From: Better Homes and Gardens

Here's chili the way Texans like it: with chunks of beef. For the crushed hot dried chile peppers, use cayenne, de arbol, pequin, serrano seco, or tepin. Use 12 to 50 peppers (depending on size) to equal 1 to 2 tablespoons crushed.

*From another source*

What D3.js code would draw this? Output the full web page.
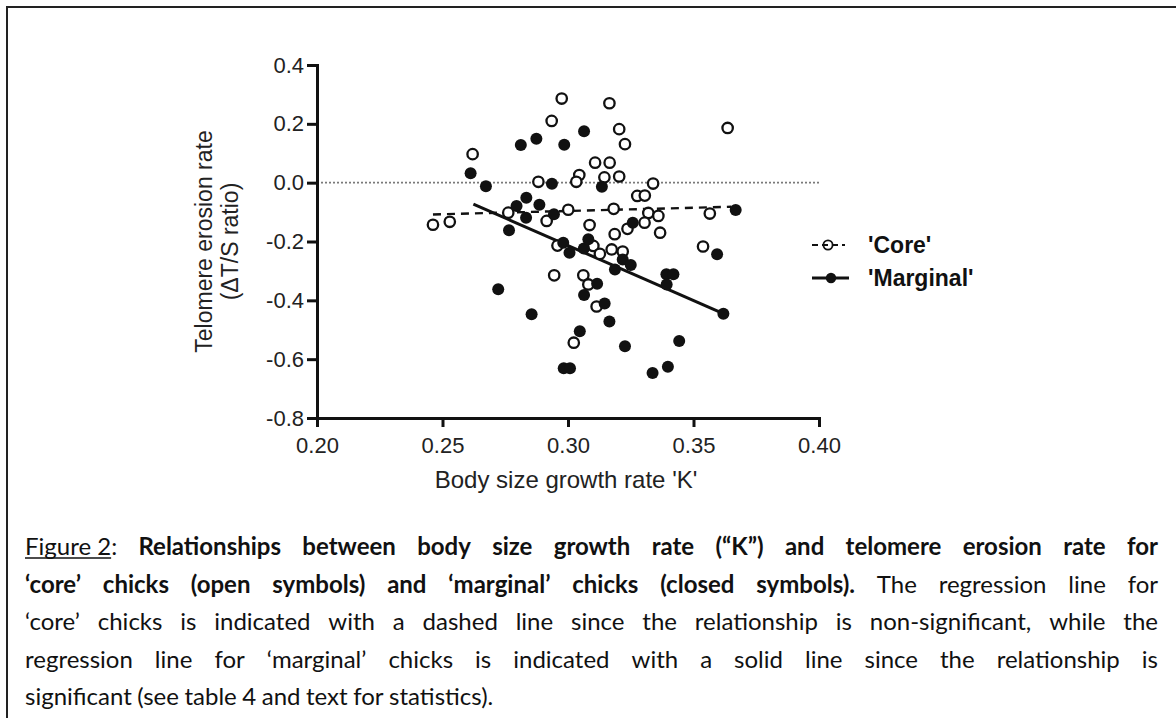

Servings: Makes 6 servings.
Prep: 30 mins
Total: 1 hr 45 mins
Rated :  Not yet rated
Ingredients
3 dried ancho chili peppers, seeded
1 to 2 tablespoons crushed small hot dried chili peppers or 1 to 2 tablespoons crushed red pepper
2-1/2 pounds beef round steak, cut into 1/2-inch cubes
2 tablespoons cooking oil
1 medium onion, chopped (1/2 cup)
4 cloves garlic, minced
2 teaspoons ground cumin
6 medium tomatoes, peeled, seeded, and coarsely chopped (3 cups)
1 10-1/2-ounce can condensed beef broth
1-1/3 cups water
1/2 teaspoon dried oregano, crushed
Cooked red kidney beans (optional)
Sliced pickled peppers (optional)

Directions
1. Cut chili peppers into small pieces. Place all the peppers in a blender container or food processor bowl. Cover and blend or process until ground. Set aside.
2. In a Dutch oven brown half of the meat in hot oil. With a slotted spoon remove meat from pan; set aside. Add remaining meat, onion, garlic, cumin, and the ground chili peppers. Cook until meat is brown.
3. Return all of the meat to the Dutch oven. Stir in tomatoes, broth, water, and oregano. Bring to boiling; reduce heat. Simmer, uncovered, for 1-1/4 to 1-1/2 hours or until meat is tender, stirring occasionally. Serve with cooked kidney beans, if desired. Garnish each serving with pickled peppers, if desired. Makes 6 servings.

Nutrition Facts
Calories 367, Total Fat 14 g, Saturated Fat 4 g, Cholesterol 120 mg, Sodium 455 mg, Carbohydrate 10 g, Fiber 3 g, Protein 48 g. Daily Values: Vitamin A 27%, Vitamin C 41%, Calcium 4%, Iron 42%.